On fait de beaux projets sur papier mais on tarde à les mettre à exécution. Le service de manutention des conteneurs tourne 24/7 mais pas le service de dédouanement. Le recours à des opérations manuelles se pratique toujours alors que l’électronique est à portée de main. Des opérateurs préfèrent débaucher les compétences chez leurs concurrents au lieu de se doter d’une stratégie de formation susceptible de produire les compétences qui leur font défaut.
 
Il ressort, de votre analyse, qu’il est bien possible de réduire certains coûts grâce à une rationalisation du mode d’opération. Les effets des réductions qu’il est possible d’engranger sur la chaîne même de la logistique parviennent-ils au porte-monnaie du consommateur ?
 
Il faudrait plutôt parler d’optimisation des coûts.
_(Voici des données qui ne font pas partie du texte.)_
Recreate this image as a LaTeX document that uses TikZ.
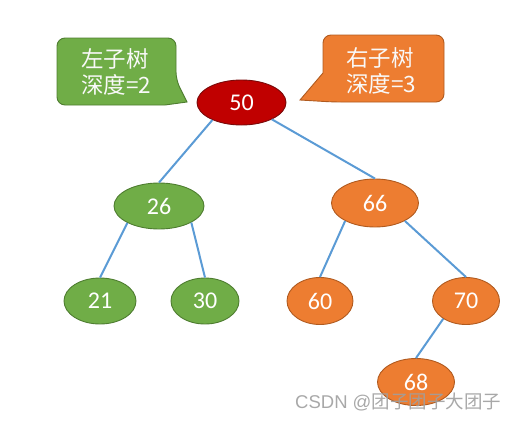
\documentclass[tikz,border=0pt]{standalone}
\usepackage{fontspec}
\setmainfont{Carlito}
\newfontfamily\cjkfont{Noto Sans CJK SC}
\newfontfamily\wmfont{Liberation Sans}
\usetikzlibrary{shapes.geometric}
\definecolor{gfill}{HTML}{70AD47}
\definecolor{gline}{HTML}{4E7D30}
\definecolor{ofill}{HTML}{ED7D31}
\definecolor{oline}{HTML}{B05A1F}
\definecolor{rfill}{HTML}{C00000}
\definecolor{rline}{HTML}{7A0A0A}
\definecolor{edgec}{HTML}{5B9BD5}
\tikzset{
  tnode/.style={ellipse, inner sep=0pt, line width=0.9pt, text=white, font=\fontsize{24}{24}\selectfont},
  gnode/.style={tnode, fill=gfill, draw=gline},
  onode/.style={tnode, fill=ofill, draw=oline},
  rnode/.style={tnode, fill=rfill, draw=rline},
  edge/.style={draw=edgec, line width=2pt},
  callout/.style={line width=0.9pt, rounded corners=8pt},
  ctext/.style={text=white!95!gray, font=\cjkfont\fontsize{22.5}{26}\selectfont, align=left, anchor=west, inner sep=0pt}
}
\begin{document}
\begin{tikzpicture}[x=1pt,y=-1pt]
\useasboundingbox (0,0) rectangle (520,421);
% callouts
\filldraw[callout, fill=gfill, draw=gline] (57,38) -- (176,38) -- (176,80) [sharp corners] -- (187,102) -- (165,105) [rounded corners=8pt] -- (57,105) -- cycle;
\node[ctext] (lc) at (81,72) {左子树\\深度=2};
\filldraw[callout, fill=ofill, draw=oline] (323,35) -- (444,35) -- (444,102) -- (333,102) [sharp corners] -- (300,100) -- (323,73) [rounded corners=8pt] -- cycle;
\node[ctext] (rc) at (346,71) {右子树\\深度=3};
% nodes
\node[rnode, minimum width=89pt, minimum height=45pt] (n50) at (241.5,102.5) {50};
\node[gnode, minimum width=90pt, minimum height=46pt] (n26) at (159,206) {26};
\node[onode, minimum width=87pt, minimum height=48pt] (n66) at (375,203) {66};
\node[gnode, minimum width=72pt, minimum height=46pt] (n21) at (100,301) {21};
\node[gnode, minimum width=68pt, minimum height=46pt] (n30) at (205,301) {30};
\node[onode, minimum width=66pt, minimum height=47pt] (n60) at (320,301) {60};
\node[onode, minimum width=67pt, minimum height=47pt] (n70) at (466,301) {70};
\node[onode, minimum width=77pt, minimum height=47pt] (n68) at (416,382) {68};
% edges
\draw[edge] (n50.211) -- (n26.north);
\draw[edge] (n50.331) -- (n66.north);
\draw[edge] (n26.208) -- (n21.north);
\draw[edge] (n26.333) -- (n30.north);
\draw[edge] (n66.211) -- (n60.north);
\draw[edge] (n66.329) -- (n70.north);
\draw[edge] (n70.218) -- (n68.north);
% watermark
\node[text=gray!75, opacity=0.9, inner sep=0pt, anchor=west, font=\wmfont\fontsize{18.5}{18.5}\selectfont] (wm) at (295,402) {CSDN @{\cjkfont 团子团子大团子}};
\end{tikzpicture}
\end{document}
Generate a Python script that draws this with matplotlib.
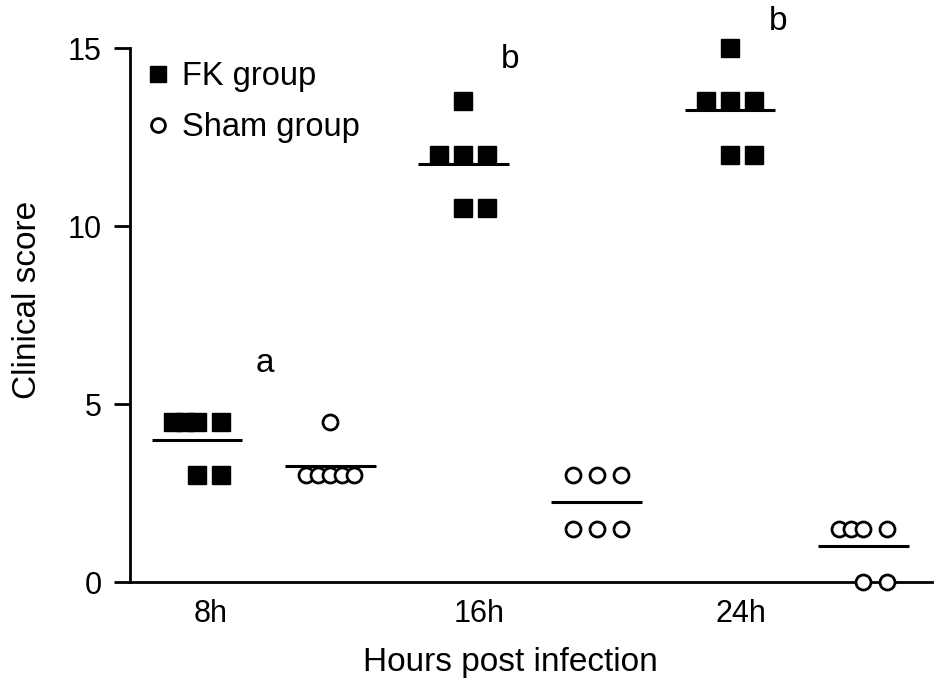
import matplotlib.pyplot as plt
import numpy as np

plt.rcParams['font.family'] = ['Liberation Sans', 'DejaVu Sans']

# ── Data: clinical score per animal ─────────────────────────────────────────
times = ['8h', '16h', '24h']
fk_scores = [
    [4.5, 4.5, 4.5, 4.5, 3.0, 3.0],
    [13.5, 12.0, 12.0, 12.0, 10.5, 10.5],
    [15.0, 13.5, 13.5, 13.5, 12.0, 12.0],
]
sham_scores = [
    [4.5, 3.0, 3.0, 3.0, 3.0, 3.0],
    [3.0, 3.0, 3.0, 1.5, 1.5, 1.5],
    [1.5, 1.5, 1.5, 1.5, 0.0, 0.0],
]
sig_letters = ['a', 'b', 'b']

# horizontal spread of points within each column (layout only)
fk_spread = [
    [-0.09, -0.045, 0.0, 0.09, 0.0, 0.09],
    [0.0, -0.09, 0.0, 0.09, 0.0, 0.09],
    [0.0, -0.09, 0.0, 0.09, 0.0, 0.09],
]
sham_spread = [
    [0.0, -0.09, -0.045, 0.0, 0.045, 0.09],
    [-0.09, 0.0, 0.09, -0.09, 0.0, 0.09],
    [-0.09, -0.045, 0.0, 0.09, 0.0, 0.09],
]

fig = plt.figure(figsize=(9.45, 6.87), dpi=100)
ax = fig.add_axes([0.1376, 0.1528, 0.8487, 0.7773])

FS = 23.5
half_w = 0.17
for i in range(len(times)):
    xf = i
    xs = i + 0.5
    ax.plot(xf + np.array(fk_spread[i]), fk_scores[i], 's', color='black',
            ms=12.5, clip_on=False, zorder=3)
    ax.plot(xs + np.array(sham_spread[i]), sham_scores[i], 'o', mfc='white',
            mec='black', mew=2.0, ms=10.8, clip_on=False, zorder=3)
    ax.hlines(np.mean(fk_scores[i]), xf - half_w, xf + half_w, color='black', lw=2.2)
    ax.hlines(np.mean(sham_scores[i]), xs - half_w, xs + half_w, color='black', lw=2.2)

# significance letters above FK columns
letter_pos = [(0.255, 5.9), (1.174, 14.45), (2.18, 15.5)]
for (lx, ly), s in zip(letter_pos, sig_letters):
    ax.text(lx, ly, s, ha='center', va='baseline', fontsize=24, clip_on=False)

ax.set_xlim(-0.251, 2.758)
ax.set_ylim(0, 15)
ax.set_yticks([0, 5, 10, 15])
ax.set_xticks([0.053, 1.06, 2.04])
ax.set_xticklabels(times)
ax.tick_params(axis='y', length=11.5, width=2, labelsize=22, pad=9)
ax.tick_params(axis='x', length=0, labelsize=22, pad=12)
for side in ['top', 'right']:
    ax.spines[side].set_visible(False)
ax.spines['left'].set_linewidth(2)
ax.spines['bottom'].set_linewidth(2)

fig.text(28 / 945, 1 - 300 / 687, 'Clinical score', rotation=90,
         ha='center', va='center', fontsize=24)
fig.text(510 / 945, 1 - 662 / 687, 'Hours post infection',
         ha='center', va='center', fontsize=24)

# legend
h1, = ax.plot([], [], 's', color='black', ms=11)
h2, = ax.plot([], [], 'o', mfc='white', mec='black', mew=2.0, ms=10)
ax.legend([h1, h2], ['FK group', 'Sham group'], loc='upper left',
          bbox_to_anchor=(-0.014, 1.03), frameon=False, fontsize=FS,
          handlelength=0.6, handletextpad=0.45, labelspacing=0.6)

plt.savefig('out.png', dpi=100)
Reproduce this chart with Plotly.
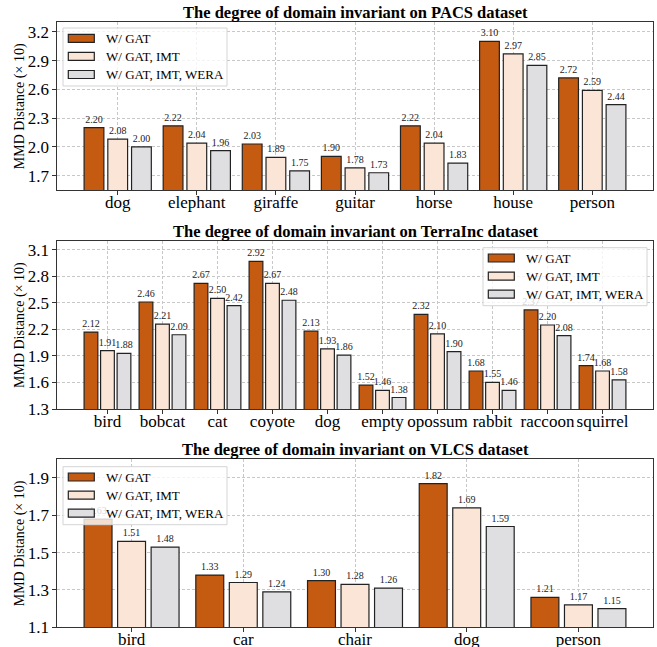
import plotly.graph_objects as go

# ---------------- data ----------------
series_names = ["W/ GAT", "W/ GAT, IMT", "W/ GAT, IMT, WERA"]

pacs_title = "The degree of domain invariant on PACS dataset"
pacs_categories = ["dog", "elephant", "giraffe", "guitar", "horse", "house", "person"]
pacs_gat = [2.20, 2.22, 2.03, 1.90, 2.22, 3.10, 2.72]
pacs_imt = [2.08, 2.04, 1.89, 1.78, 2.04, 2.97, 2.59]
pacs_wera = [2.00, 1.96, 1.75, 1.73, 1.83, 2.85, 2.44]
pacs_bar_shift = 0.0
pacs_ticks = [1.7, 2.0, 2.3, 2.6, 2.9, 3.2]

terra_title = "The degree of domain invariant on TerraInc dataset"
terra_categories = ["bird", "bobcat", "cat", "coyote", "dog", "empty",
                    "opossum", "rabbit", "raccoon", "squirrel"]
terra_gat = [2.12, 2.46, 2.67, 2.92, 2.13, 1.52, 2.32, 1.68, 2.37, 1.74]
terra_imt = [1.91, 2.21, 2.50, 2.67, 1.93, 1.46, 2.10, 1.55, 2.20, 1.68]
terra_wera = [1.88, 2.09, 2.42, 2.48, 1.86, 1.38, 1.90, 1.46, 2.08, 1.58]
terra_bar_shift = 0.05
terra_ticks = [1.3, 1.6, 1.9, 2.2, 2.5, 2.8, 3.1]

vlcs_title = "The degree of domain invariant on VLCS dataset"
vlcs_categories = ["bird", "car", "chair", "dog", "person"]
vlcs_gat = [1.63, 1.33, 1.30, 1.82, 1.21]
vlcs_imt = [1.51, 1.29, 1.28, 1.69, 1.17]
vlcs_wera = [1.48, 1.24, 1.26, 1.59, 1.15]
vlcs_bar_shift = 0.05
vlcs_ticks = [1.1, 1.3, 1.5, 1.7, 1.9]

y_title = "MMD Distance (× 10)"

# ---------------- styles ----------------
W, H = 657, 647
FONT = "Liberation Serif, Times New Roman, serif"
colors = ["#C55A11", "#FBE5D6", "#DFDFE2"]
edge = "#222222"

panels = [
    dict(title=pacs_title, cats=pacs_categories, vals=[pacs_gat, pacs_imt, pacs_wera],
         shift=pacs_bar_shift, ticks=pacs_ticks, yrange=[1.55, 3.30],
         top=22.3, bottom=190.0, legend_box=(63, 28)),
    dict(title=terra_title, cats=terra_categories, vals=[terra_gat, terra_imt, terra_wera],
         shift=terra_bar_shift, ticks=terra_ticks, yrange=[1.3, 3.2],
         top=241.0, bottom=409.0, legend_box=(483, 247.7)),
    dict(title=vlcs_title, cats=vlcs_categories, vals=[vlcs_gat, vlcs_imt, vlcs_wera],
         shift=vlcs_bar_shift, ticks=vlcs_ticks, yrange=[1.1, 2.0],
         top=459.3, bottom=627.3, legend_box=(63, 466.7)),
]

x_left, x_right = 57.0, 653.0
xdom = [x_left / W, x_right / W]


def px(x):
    return x / W


def py(y):
    return 1 - y / H


fig = go.Figure()
annotations = []
shapes = []
layout = dict(
    width=W, height=H, autosize=False,
    margin=dict(l=0, r=0, t=0, b=0, autoexpand=False),
    paper_bgcolor="white", plot_bgcolor="white",
    barmode="group", bargap=0.1, bargroupgap=1 / 6,
    font=dict(family=FONT, color="black"),
    showlegend=False,
)

for i, p in enumerate(panels):
    n = i + 1
    xa = "x" if n == 1 else f"x{n}"
    ya = "y" if n == 1 else f"y{n}"
    for s in range(3):
        vals = p["vals"][s]
        fig.add_trace(go.Bar(
            x=p["cats"], y=[v + p["shift"] for v in vals],
            name=series_names[s],
            marker=dict(color=colors[s], line=dict(color=edge, width=1.2)),
            text=[f"{v:.2f}" for v in vals],
            textposition="outside", constraintext="none", cliponaxis=False,
            textfont=dict(family=FONT, size=10, color="#222"),
            xaxis=xa, yaxis=ya,
        ))
    ncat = len(p["cats"])
    ydom = [py(p["bottom"]), py(p["top"])]
    axis_common = dict(
        showline=True, mirror=True, linecolor="#333", linewidth=1.3,
        ticks="outside", ticklen=3.5, tickwidth=1, tickcolor="#333",
        showgrid=True, gridcolor="#c8c8c8", gridwidth=0.8, griddash="3px,2px",
        zeroline=False, tickfont=dict(family=FONT, size=17, color="black"),
        automargin=False,
    )
    layout["xaxis" if n == 1 else f"xaxis{n}"] = dict(
        axis_common, type="category", domain=xdom, anchor=ya, tickangle=0,
        ticklabelstandoff=-7,
        range=[-0.425 - 0.05 * (ncat - 0.15), ncat - 1 + 0.425 + 0.05 * (ncat - 0.15)],
    )
    layout["yaxis" if n == 1 else f"yaxis{n}"] = dict(
        axis_common, domain=ydom, anchor=xa, range=p["yrange"],
        tickvals=p["ticks"], tickformat=".1f",
    )
    # title
    annotations.append(dict(
        text=f"<b>{p['title']}</b>", xref="paper", yref="paper",
        x=px((x_left + x_right) / 2), y=py(p["top"] - 9.5),
        xanchor="center", yanchor="middle", showarrow=False,
        font=dict(family=FONT, size=16.5, color="black"),
    ))
    # y axis title
    annotations.append(dict(
        text=y_title, xref="paper", yref="paper", textangle=-90,
        x=px(20), y=py((p["top"] + p["bottom"]) / 2),
        xanchor="center", yanchor="middle", showarrow=False,
        font=dict(family=FONT, size=14, color="black"),
    ))
    # legend (box, swatches, labels)
    bx, by = p["legend_box"]
    shapes.append(dict(
        type="rect", xref="paper", yref="paper", layer="above",
        x0=px(bx), x1=px(bx + 164), y0=py(by + 58), y1=py(by),
        fillcolor="rgba(255,255,255,0.8)", line=dict(color="#d4d4d4", width=1),
    ))
    for s in range(3):
        cy = by + 10.3 + 18.1 * s
        shapes.append(dict(
            type="rect", xref="paper", yref="paper", layer="above",
            x0=px(bx + 5.3), x1=px(bx + 31.3), y0=py(cy + 4), y1=py(cy - 4),
            fillcolor=colors[s], line=dict(color=edge, width=1.2),
        ))
        annotations.append(dict(
            text=series_names[s], xref="paper", yref="paper",
            x=px(bx + 41), y=py(cy), xanchor="left", yanchor="middle",
            showarrow=False, font=dict(family=FONT, size=13, color="black"),
        ))

layout["annotations"] = annotations
layout["shapes"] = shapes
fig.update_layout(**layout)
fig.write_html(
    "out.html",
    config={"displayModeBar": False, "responsive": False},
    post_script="document.body.style.margin='0';document.body.style.padding='0';",
)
Autant il est possible de réduire des coûts, autant il y a des coûts qui augmentent. Par exemple, les coûts fixes des sociétés engagées dans la logistique sont conséquents.
 
Dans notre situation où il y a une véritable concurrence, cela devrait déboucher sur une réduction des coûts. Il y a des grandes surfaces qui peuvent envisager une réduction de leur coût si le recours à l’externalisation de certains services s’avère plus profitable que d’en prendre charge soi-même. Nous évoluons dans un environnement capitaliste où le retour sur les investissements est une réalité. Il n’est pas interdit à un opérateur de multiplier les situations où il lui est possible d’augmenter ses profits. Si jamais le mode de fonctionnement dans le secteur aboutit à une réduction de certains coûts, celle-ci ne peut concerner que les opérations au niveau de la chaîne.
 
Nous ne sommes pas engagés au niveau du commerce de détails. Donc, nous ne sommes pas en mesure de vérifier si les économies réalisées au niveau de la chaîne sont partagées d’une façon ou d’une autre au consommateur lambda que nous sommes tous.